Exercise objective
Repeat the material verbatim. Images are excluded from the copy.

Data shown
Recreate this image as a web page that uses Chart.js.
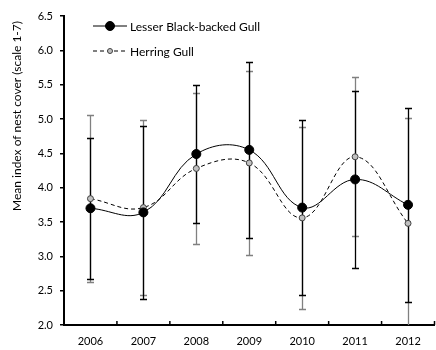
<!DOCTYPE html>
<html>
<head>
<meta charset="utf-8">
<script src="https://cdn.jsdelivr.net/npm/chart.js@4"></script>
<style>
  html, body { margin: 0; padding: 0; overflow: hidden; background: #fff; }
  #wrap { width: 440px; height: 350px; }
</style>
</head>
<body>
<div id="wrap"><canvas id="chart" width="440" height="350"></canvas></div>
<script>
const years = ['2006', '2007', '2008', '2009', '2010', '2011', '2012'];
const lbbgMean = [3.70, 3.64, 4.49, 4.55, 3.71, 4.12, 3.75];
const lbbgSD = [1.03, 1.26, 1.00, 1.28, 1.27, 1.29, 1.41];
const hgMean = [3.84, 3.71, 4.28, 4.36, 3.56, 4.45, 3.48];
const hgSD = [1.22, 1.27, 1.10, 1.34, 1.33, 1.16, 1.53];
const yTickValues = [2.0, 2.5, 3.0, 3.5, 4.0, 4.5, 5.0, 5.5, 6.0, 6.5];

const FONT = 'Lato, "Open Sans", sans-serif';

// error bars: herring gull (grey) underneath, lesser black-backed gull (black) on top
const errorBars = {
  id: 'errorBars',
  beforeDatasetsDraw(chart) {
    const { ctx, chartArea, scales: { x, y } } = chart;
    ctx.save();
    ctx.beginPath();
    ctx.rect(chartArea.left, chartArea.top - 10, chartArea.right - chartArea.left, chartArea.bottom - chartArea.top + 10);
    ctx.clip();
    const sets = [[hgMean, hgSD, '#808080'], [lbbgMean, lbbgSD, '#000']];
    sets.forEach(([means, sds, color]) => {
      ctx.strokeStyle = color;
      ctx.lineWidth = 1.3;
      means.forEach((m, i) => {
        const px = Math.round(x.getPixelForValue(i)) + 0.5;
        const top = Math.round(y.getPixelForValue(m + sds[i])) + 0.5;
        const bot = Math.round(y.getPixelForValue(m - sds[i])) + 0.5;
        ctx.beginPath();
        ctx.moveTo(px, top);
        ctx.lineTo(px, bot);
        ctx.moveTo(px - 3.5, top);
        ctx.lineTo(px + 3.5, top);
        ctx.moveTo(px - 3.5, bot);
        ctx.lineTo(px + 3.5, bot);
        ctx.stroke();
      });
    });
    ctx.restore();
  }
};

// small inward tick marks between the years
const xTicks = {
  id: 'xTicks',
  afterDraw(chart) {
    const { ctx, chartArea, scales: { x } } = chart;
    ctx.save();
    ctx.strokeStyle = '#000';
    ctx.lineWidth = 1.5;
    for (let i = 1; i <= years.length; i++) {
      const px = i < years.length
        ? (x.getPixelForValue(i - 1) + x.getPixelForValue(i)) / 2
        : x.getPixelForValue(i - 1) + (x.getPixelForValue(1) - x.getPixelForValue(0)) / 2;
      ctx.beginPath();
      ctx.moveTo(px, chartArea.bottom);
      ctx.lineTo(px, chartArea.bottom - 4);
      ctx.stroke();
    }
    ctx.restore();
  }
};

// Excel-style legend: line + marker + label
const legendBox = {
  id: 'legendBox',
  afterDraw(chart) {
    const { ctx } = chart;
    ctx.save();
    chart.data.datasets.forEach((ds, i) => {
      const ly = 26 + i * 25;
      ctx.strokeStyle = ds.borderColor;
      ctx.lineWidth = ds.borderWidth;
      ctx.setLineDash(ds.borderDash || []);
      ctx.beginPath();
      ctx.moveTo(93, ly);
      ctx.lineTo(127, ly);
      ctx.stroke();
      ctx.setLineDash([]);
      ctx.beginPath();
      ctx.arc(110, ly, i === 0 ? ds.pointRadius : 2.5, 0, Math.PI * 2);
      ctx.fillStyle = ds.pointBackgroundColor;
      ctx.fill();
      ctx.lineWidth = 1;
      ctx.strokeStyle = ds.pointBorderColor;
      ctx.stroke();
      ctx.fillStyle = '#000';
      ctx.font = '12px ' + FONT;
      ctx.textBaseline = 'middle';
      ctx.textAlign = 'left';
      ctx.fillText(ds.label, 130, ly + 1);
    });
    ctx.restore();
  }
};

const yTitle = {
  id: 'yTitle',
  afterDraw(chart) {
    const { ctx } = chart;
    ctx.save();
    ctx.translate(17, 116);
    ctx.rotate(-Math.PI / 2);
    ctx.fillStyle = '#000';
    ctx.font = '12px ' + FONT;
    ctx.textAlign = 'center';
    ctx.textBaseline = 'middle';
    ctx.fillText('Mean index of nest cover (scale 1-7)', 0, 0);
    ctx.restore();
  }
};

const ctx = document.getElementById('chart').getContext('2d');
new Chart(ctx, {
  type: 'line',
  data: {
    labels: years,
    datasets: [{
      label: 'Lesser Black-backed Gull',
      data: lbbgMean,
      borderColor: '#000',
      borderWidth: 1,
      tension: 0.4,
      pointRadius: 4.5,
      pointBackgroundColor: '#000',
      pointBorderColor: '#000',
      pointBorderWidth: 1
    }, {
      label: 'Herring Gull',
      data: hgMean,
      borderColor: '#000',
      borderWidth: 1,
      borderDash: [4, 3],
      tension: 0.4,
      pointRadius: 3,
      pointBackgroundColor: '#c0c0c0',
      pointBorderColor: '#404040',
      pointBorderWidth: 1
    }]
  },
  options: {
    responsive: false,
    animation: false,
    layout: { padding: { left: 0, top: 16, right: 0, bottom: 0 } },
    plugins: {
      legend: { display: false },
      tooltip: { enabled: false }
    },
    scales: {
      x: {
        offset: true,
        grid: { display: false, drawTicks: false },
        border: { display: true, color: '#000', width: 2 },
        ticks: { color: '#000', font: { family: FONT, size: 11 }, padding: 10 },
        afterFit: s => { s.height = 25; }
      },
      y: {
        min: 2,
        max: 6.5,
        afterBuildTicks: s => { s.ticks = yTickValues.map(v => ({ value: v })); },
        grid: { drawOnChartArea: false, drawTicks: true, tickLength: 4, color: '#000', lineWidth: 1.5 },
        border: { display: true, color: '#000', width: 2 },
        ticks: {
          color: '#000',
          font: { family: FONT, size: 11 },
          padding: 7,
          callback: v => Number(v).toFixed(1)
        },
        afterFit: s => { s.width = 64; }
      }
    }
  },
  plugins: [errorBars, xTicks, legendBox, yTitle]
});
</script>
</body>
</html>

Correct answer
Recreate this image as a web page that uses Chart.js.
<!DOCTYPE html>
<html>
<head>
<meta charset="utf-8">
<script src="https://cdn.jsdelivr.net/npm/chart.js@4"></script>
<style>
  html, body { margin: 0; padding: 0; overflow: hidden; background: #fff; }
  #wrap { width: 440px; height: 350px; }
</style>
</head>
<body>
<div id="wrap"><canvas id="chart" width="440" height="350"></canvas></div>
<script>
const years = ['2006', '2007', '2008', '2009', '2010', '2011', '2012'];
const lbbgMean = [3.70, 3.64, 4.49, 4.55, 3.71, 4.12, 3.75];
const lbbgSD = [1.03, 1.26, 1.00, 1.28, 1.27, 1.29, 1.41];
const hgMean = [3.84, 3.71, 4.28, 4.36, 3.56, 4.45, 3.48];
const hgSD = [1.22, 1.27, 1.10, 1.34, 1.33, 1.16, 1.53];
const yTickValues = [2.0, 2.5, 3.0, 3.5, 4.0, 4.5, 5.0, 5.5, 6.0, 6.5];

const FONT = 'Lato, "Open Sans", sans-serif';

// error bars: herring gull (grey) underneath, lesser black-backed gull (black) on top
const errorBars = {
  id: 'errorBars',
  beforeDatasetsDraw(chart) {
    const { ctx, chartArea, scales: { x, y } } = chart;
    ctx.save();
    ctx.beginPath();
    ctx.rect(chartArea.left, chartArea.top - 10, chartArea.right - chartArea.left, chartArea.bottom - chartArea.top + 10);
    ctx.clip();
    const sets = [[hgMean, hgSD, '#808080'], [lbbgMean, lbbgSD, '#000']];
    sets.forEach(([means, sds, color]) => {
      ctx.strokeStyle = color;
      ctx.lineWidth = 1.3;
      means.forEach((m, i) => {
        const px = Math.round(x.getPixelForValue(i)) + 0.5;
        const top = Math.round(y.getPixelForValue(m + sds[i])) + 0.5;
        const bot = Math.round(y.getPixelForValue(m - sds[i])) + 0.5;
        ctx.beginPath();
        ctx.moveTo(px, top);
        ctx.lineTo(px, bot);
        ctx.moveTo(px - 3.5, top);
        ctx.lineTo(px + 3.5, top);
        ctx.moveTo(px - 3.5, bot);
        ctx.lineTo(px + 3.5, bot);
        ctx.stroke();
      });
    });
    ctx.restore();
  }
};

// small inward tick marks between the years
const xTicks = {
  id: 'xTicks',
  afterDraw(chart) {
    const { ctx, chartArea, scales: { x } } = chart;
    ctx.save();
    ctx.strokeStyle = '#000';
    ctx.lineWidth = 1.5;
    for (let i = 1; i <= years.length; i++) {
      const px = i < years.length
        ? (x.getPixelForValue(i - 1) + x.getPixelForValue(i)) / 2
        : x.getPixelForValue(i - 1) + (x.getPixelForValue(1) - x.getPixelForValue(0)) / 2;
      ctx.beginPath();
      ctx.moveTo(px, chartArea.bottom);
      ctx.lineTo(px, chartArea.bottom - 4);
      ctx.stroke();
    }
    ctx.restore();
  }
};

// Excel-style legend: line + marker + label
const legendBox = {
  id: 'legendBox',
  afterDraw(chart) {
    const { ctx } = chart;
    ctx.save();
    chart.data.datasets.forEach((ds, i) => {
      const ly = 26 + i * 25;
      ctx.strokeStyle = ds.borderColor;
      ctx.lineWidth = ds.borderWidth;
      ctx.setLineDash(ds.borderDash || []);
      ctx.beginPath();
      ctx.moveTo(93, ly);
      ctx.lineTo(127, ly);
      ctx.stroke();
      ctx.setLineDash([]);
      ctx.beginPath();
      ctx.arc(110, ly, i === 0 ? ds.pointRadius : 2.5, 0, Math.PI * 2);
      ctx.fillStyle = ds.pointBackgroundColor;
      ctx.fill();
      ctx.lineWidth = 1;
      ctx.strokeStyle = ds.pointBorderColor;
      ctx.stroke();
      ctx.fillStyle = '#000';
      ctx.font = '12px ' + FONT;
      ctx.textBaseline = 'middle';
      ctx.textAlign = 'left';
      ctx.fillText(ds.label, 130, ly + 1);
    });
    ctx.restore();
  }
};

const yTitle = {
  id: 'yTitle',
  afterDraw(chart) {
    const { ctx } = chart;
    ctx.save();
    ctx.translate(17, 116);
    ctx.rotate(-Math.PI / 2);
    ctx.fillStyle = '#000';
    ctx.font = '12px ' + FONT;
    ctx.textAlign = 'center';
    ctx.textBaseline = 'middle';
    ctx.fillText('Mean index of nest cover (scale 1-7)', 0, 0);
    ctx.restore();
  }
};

const ctx = document.getElementById('chart').getContext('2d');
new Chart(ctx, {
  type: 'line',
  data: {
    labels: years,
    datasets: [{
      label: 'Lesser Black-backed Gull',
      data: lbbgMean,
      borderColor: '#000',
      borderWidth: 1,
      tension: 0.4,
      pointRadius: 4.5,
      pointBackgroundColor: '#000',
      pointBorderColor: '#000',
      pointBorderWidth: 1
    }, {
      label: 'Herring Gull',
      data: hgMean,
      borderColor: '#000',
      borderWidth: 1,
      borderDash: [4, 3],
      tension: 0.4,
      pointRadius: 3,
      pointBackgroundColor: '#c0c0c0',
      pointBorderColor: '#404040',
      pointBorderWidth: 1
    }]
  },
  options: {
    responsive: false,
    animation: false,
    layout: { padding: { left: 0, top: 16, right: 0, bottom: 0 } },
    plugins: {
      legend: { display: false },
      tooltip: { enabled: false }
    },
    scales: {
      x: {
        offset: true,
        grid: { display: false, drawTicks: false },
        border: { display: true, color: '#000', width: 2 },
        ticks: { color: '#000', font: { family: FONT, size: 11 }, padding: 10 },
        afterFit: s => { s.height = 25; }
      },
      y: {
        min: 2,
        max: 6.5,
        afterBuildTicks: s => { s.ticks = yTickValues.map(v => ({ value: v })); },
        grid: { drawOnChartArea: false, drawTicks: true, tickLength: 4, color: '#000', lineWidth: 1.5 },
        border: { display: true, color: '#000', width: 2 },
        ticks: {
          color: '#000',
          font: { family: FONT, size: 11 },
          padding: 7,
          callback: v => Number(v).toFixed(1)
        },
        afterFit: s => { s.width = 64; }
      }
    }
  },
  plugins: [errorBars, xTicks, legendBox, yTitle]
});
</script>
</body>
</html>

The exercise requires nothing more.